Sankofa is probably Gerima’s most notable film. Although it fared well at the box office, Gerima could not get Hollywood to back it. He produced and distributed Sankofa through his company, MFI. In the film, a 20th-century fashion model is transported back in time, to experience slavery first hand. Made on a $1 million budget, Sankofa grossed more than $2 million. It had long runs in New York, Philadelphia, Atlanta, and Washington, D.C.55 The Magic Johnson Theatre in L.A. also showed the film for a run of three months.56 In the tradition of Oscar Micheaux, Gerima would take his reel from city to city, and hold discussions about the film with the audience. Over the course of its theatrical run, the film made more than $5 million.57

According to bell hooks, the film’s success is attributable to what she calls its Hollywood style. In an interview with the filmmaker Charles Burnett in Reel to Real, she says:

We don’t have a large enough African-American audience that values independent films. And when that audience does promote an independent film, it will usually be one that is similar to Hollywood films – like Haile Gerima’s film Sankofa. It’s very Hollywood. Contentwise, it may differ from Hollywood and in standpoint, but in the way it progresses as a story, in the way it highlights certain kinds of violence, particularly sexualized violence, it is very Hollywood.58

hooks’ critical assessment is not an observation that Gerima agrees with.
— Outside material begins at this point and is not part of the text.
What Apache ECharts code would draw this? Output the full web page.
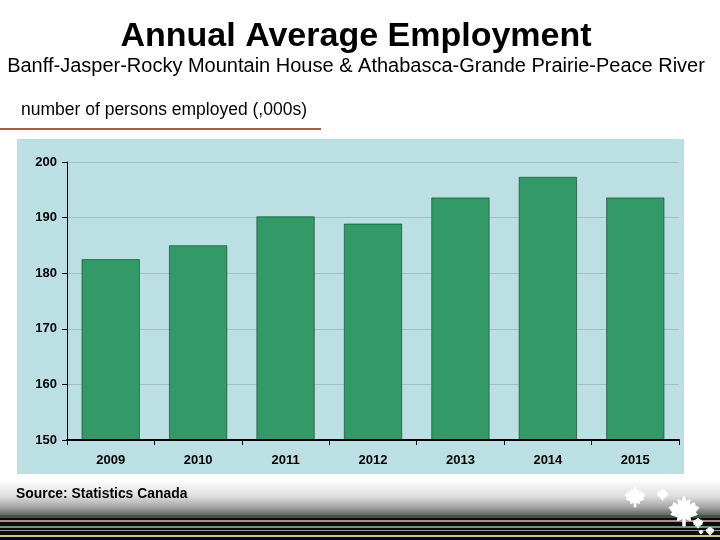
<!DOCTYPE html>
<html>
<head>
<meta charset="UTF-8">
<script src="https://cdn.jsdelivr.net/npm/echarts@6/dist/echarts.min.js"></script>
<style>
  html, body { margin: 0; padding: 0; background: #fff; }
  #main { width: 720px; height: 540px; }
</style>
</head>
<body>
<div id="main"></div>
<script>
var years = ['2009', '2010', '2011', '2012', '2013', '2014', '2015'];
var employed = [182.5, 185, 190.2, 188.9, 193.6, 197.3, 193.6];
var yTicks = [150, 160, 170, 180, 190, 200];

var font = '"Liberation Sans", Arial, sans-serif';
// maple leaf outline on a 0-100 box
var leaf = [[50,0],[58,18],[70,12],[68,32],[84,22],[88,34],[100,38],[88,54],[94,62],[70,70],[72,82],[54,76],[54,100],[46,100],[46,76],[28,82],[30,70],[6,62],[12,54],[0,38],[12,34],[16,22],[32,32],[30,12],[42,18]];

// footer stripes: [y, height, colour]
var stripes = [
  [515, 25, '#0a0d0b'],
  [515, 3, '#3f5348'],
  [520, 2, '#b28c8a'],
  [526, 2, '#76907e'],
  [530, 1, '#8c9c92'],
  [535, 2, '#c9c98f']
];

function leafAt(x, y, size) {
  return {
    type: 'polygon', z: 3,
    shape: { points: leaf.map(function (p) { return [x + p[0] * size / 100, y + p[1] * size / 100]; }) },
    style: { fill: '#fff', stroke: '#fff', lineWidth: 1 }
  };
}

var graphics = [
  { type: 'rect', z: -10, shape: { x: 17, y: 139, width: 667, height: 335 }, style: { fill: '#bbdfe3' } },
  { type: 'rect', z: -10, shape: { x: 0, y: 128, width: 321, height: 2 }, style: { fill: '#a85a4e' } },
  {
    type: 'rect', z: -10, shape: { x: 0, y: 480, width: 720, height: 36 },
    style: {
      fill: new echarts.graphic.LinearGradient(0, 0, 0, 1, [
        { offset: 0, color: '#ffffff' },
        { offset: 0.45, color: '#dedede' },
        { offset: 0.75, color: '#a6a6a6' },
        { offset: 1, color: '#5a5f5c' }
      ])
    }
  }
];
stripes.forEach(function (s) {
  graphics.push({ type: 'rect', z: 1, shape: { x: 0, y: s[0], width: 720, height: s[1] }, style: { fill: s[2] } });
});
graphics.push(leafAt(625, 487, 20), leafAt(657, 489, 11), leafAt(669, 496, 30),
  leafAt(693, 518, 10), leafAt(706, 527, 8), leafAt(699, 530, 4));

var chart = echarts.init(document.getElementById('main'));
chart.setOption({
  animation: false,
  title: [
    { text: 'Annual Average Employment', left: 356, top: 20, textAlign: 'center', padding: 0,
      textStyle: { fontFamily: font, fontSize: 34, fontWeight: 'bold', color: '#000' } },
    { text: 'Banff-Jasper-Rocky Mountain House & Athabasca-Grande Prairie-Peace River', left: 356, top: 56, textAlign: 'center', padding: 0,
      textStyle: { fontFamily: font, fontSize: 20, fontWeight: 'normal', color: '#000' } },
    { text: 'number of persons employed (,000s)', left: 21, top: 101, padding: 0,
      textStyle: { fontFamily: font, fontSize: 17.5, fontWeight: 'normal', color: '#000' } },
    { text: 'Source: Statistics Canada', left: 16, top: 487, padding: 0,
      textStyle: { fontFamily: font, fontSize: 13.9, fontWeight: 'bold', color: '#000' } }
  ],
  grid: { left: 67, right: 41, top: 162, bottom: 100 },
  xAxis: {
    type: 'category',
    data: years,
    z: 5,
    axisLine: { lineStyle: { color: '#000', width: 2 } },
    axisTick: { show: true, alignWithLabel: false, length: 5, lineStyle: { color: '#000' } },
    axisLabel: { fontFamily: font, fontSize: 13, fontWeight: 'bold', color: '#000', margin: 14 }
  },
  yAxis: {
    type: 'value',
    min: yTicks[0],
    max: yTicks[yTicks.length - 1],
    interval: 10,
    axisLine: { show: true, lineStyle: { color: '#000', width: 1 } },
    axisTick: { show: true, length: 5, lineStyle: { color: '#000' } },
    axisLabel: { fontFamily: font, fontSize: 13, fontWeight: 'bold', color: '#000', margin: 10 },
    splitLine: { show: true, lineStyle: { color: '#a3bfc2', width: 1 } }
  },
  series: [{
    type: 'bar',
    data: employed,
    barWidth: 58,
    itemStyle: { color: '#339966', borderColor: '#0c3a26', borderWidth: 0.6 }
  }],
  graphic: graphics
});
</script>
</body>
</html>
In an interview with Anne Cremieux on, he says, “So if Sankofa was Hollywood, why was it not distributed to its full potential, why did I foot-walk it across the country, why did I open it myself, why did Hollywood reject it?”59 For Gerima, like Hardy, self-distribution was, and is, the solution. Other black filmmakers faced with such odds might want to consider this vehicle also.

Shot on digital video, Jerry LaMothe’s Amour Infinity is an urban love story about a young man who has just lost his job and his girlfriend, and has become a single father. Thinking his life can’t get any worse, he comes across an old high school flame named Amour, which further complicates his life.60

At the 2000 Urban World Film festival, the film’s premiere was sold out, resulting in a second showing on the final day of the festival. Amour Infinity was then invited to the International Chicago Film Festival and was picked up by Black Cinema Café on a five-city tour. It was the highest-rated film for BCC in its three-year history. Amour Infinity also received the best feature film award at the 2000 Jamerican Film Festival, and LaMothe was given the People’s Choice Award at the Hollywood Black Film Festival 2001 and has been nominated for the Melvin Van Peebles Maverick Award for emerging filmmaker.61

Despite the critical festival acclaim LaMothe has received, Amour Infinity was not picked up by a film studio. Other than its BCC run, the film has had no major exhibition or distribution. LaMothe was pursuing a video distribution deal for the film, but has since begun work on his second film.62 In his interview with William Morales on, LaMothe talks about the difficulties of distribution:

The distribution is definitely the hardest phase and process in the whole filmmaking process in itself. Generally, in the initial stage people will tell you that completing a film is like the biggest obstacle and it is a great achievement but actually the distribution in itself is the greatest challenge. Often one has to sit and wait to secure studio deals where they have different options of going to video or pay per view and that often can be very complex which is again why we took the initiative and put it out ourselves. We know the full potential of this movie.63

What’s the Problem?

While black filmmakers have made great strides within Hollywood since the early ’90s, disparities still exist within Hollywood’s acquisition of black films as compared with the acquisition of mainstream films, made primarily by white directors. Keenen Ivory Wayans was successful in obtaining a sizeable budget for Scary Movie 2, but that was only after proving the crossover appeal of the original film. For the most part, black directors don’t get those kinds of deals. This remains a fact, regardless of how well the examples presented have performed at the box office.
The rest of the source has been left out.